Sometimes I stumble over some new technologies on the internet and I say to myself “this is just too good to be true”. Recently I came across some nice tutorials and videos about the concurrency and coordination runtime of Microsoft. My first thought was that this is one of that “too good to be true” technologies. But then I did a closer look and decided that this technology is worth mentioning on planetgeek.
The Microsoft Concurrency and Coordination Runtime (short CCR) is part of the Microsoft CCR and Decentralized Software Services (DSS) toolkit which is available both for .NET 3.5 SP1 and .NET 3.5 Compact Framework. The mind blowing core of the toolkit is the CCR which has originally evolved from the Microsoft Robotics Platform and Research. Due increase demands of customers Microsoft decided to put the core technology into the toolkit and provide it for the software community.
CCRs main focus is to address the problems that developers need to deal with when creating loosely-coupled concurrent applications. CCR introduced a completely new way of dealing with concurrent code. CCR eliminates the complexities of manual threading, locks and semaphores. CCR also simplifies the complexity of dealing with exceptions that occur in asynchronously executed code. CCR provides a highly sophisticated and fair scheduler which automatically does load-balancing across multiple cores.
What is really cool with CCR is that actually using CCR can be reduced in the usage of the following three components: Ports, Arbiters and Dispatchers.

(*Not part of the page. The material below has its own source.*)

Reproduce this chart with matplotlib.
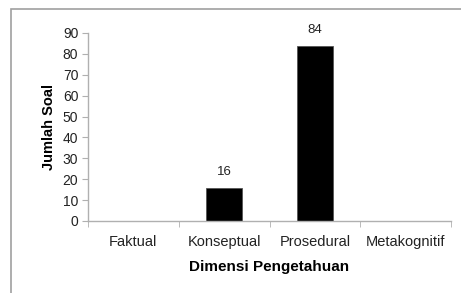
import matplotlib
matplotlib.use("Agg")
import matplotlib.pyplot as plt
from matplotlib.patches import Rectangle

categories = ["Faktual", "Konseptual", "Prosedural", "Metakognitif"]
values = [0, 16, 84, 0]
yticks = [0, 10, 20, 30, 40, 50, 60, 70, 80, 90]

plt.rcParams['font.family'] = ['Liberation Sans', 'DejaVu Sans']

fig = plt.figure(figsize=(4.61, 2.93), dpi=100)
fig.patch.set_facecolor('white')
fig.patches.append(Rectangle((11/461, -0.1), 1.2, 1 - 9/293 + 0.1, transform=fig.transFigure,
                             fill=False, edgecolor='#a0a0a0', linewidth=1.2))

ax = fig.add_axes([88/461, 1 - 221/293, (451 - 88)/461, (221 - 33)/293])
x = list(range(len(categories)))
bars = ax.bar(x, values, width=0.4, color='black', edgecolor='#555555', linewidth=0.6)
for xi, v in zip(x, values):
    if v > 0:
        ax.annotate(str(v), (xi, v), xytext=(0, 7), textcoords='offset points',
                    ha='center', va='bottom', fontsize=9.5, color='#222222')

ax.set_xlim(-0.5, len(categories) - 0.5)
ax.set_ylim(0, 90)
ax.set_yticks(yticks)
ax.set_xticks(x)
ax.set_xticklabels(categories, fontsize=10.5, color='#222222')
ax.set_xticks([i - 0.5 for i in range(len(categories) + 1)], minor=True)
ax.tick_params(axis='x', which='major', length=0, pad=10)
ax.tick_params(axis='x', which='minor', length=4, color='#b0b0b0')
ax.tick_params(axis='y', length=4, color='#b0b0b0', labelsize=10, labelcolor='#222222', pad=3)
for s in ['top', 'right']:
    ax.spines[s].set_visible(False)
for s in ['left', 'bottom']:
    ax.spines[s].set_color('#b0b0b0')
    ax.spines[s].set_linewidth(1.0)

ax.set_xlabel("Dimensi Pengetahuan", fontsize=11, fontweight='bold', labelpad=8)
ax.set_ylabel("Jumlah Soal", fontsize=10.5, fontweight='bold', labelpad=5)

fig.savefig("out.png", dpi=100)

The Port is a generic class which offers various operations to send and retrieve type safe information from asynchronous operations. So the interaction with asynchronous operation is always done by accessing port objects, no matter if the asynchronous operation actually returned the desired result or throwed an exception.
The Arbiter is actually the coordinator of CCR. The arbiter acts as a static factory which is responsible for creating coordination and interaction objects which allow to manage the flow of the concurrent/asynchronous operations.
The Dispatcher is the actual thread pooling mechanism behind CCR. The dispatcher is responsible for dispatching the various asynchronous tasks which are defined via the port objects and the arbiter.
I really recommend to have a look at this video:
http://channel9.msdn.com/pdc2008/TL55/
checkout the CCR tag on channel9
http://channel9.msdn.com/tags/CCR/
also have a look at this site:
So don’t you think this is cool or is it for you a “too good to be true” technology? Decide for yourself and let me know what you think!
Hi Daniel, I’ve used the CCR quite extensively. It packs a lot of power for a small library – I certainly would not go back to threads and mutexes now. I maintain a blog where I sometimes write about CCR patterns. I hope you find something of use there.
Hy Nick,
How did you obtain the licence?
daniel
@Daniel Marbach
For home use, I use MSRDS Express Edition. At work, we are licensed for the 2008 Toolkit.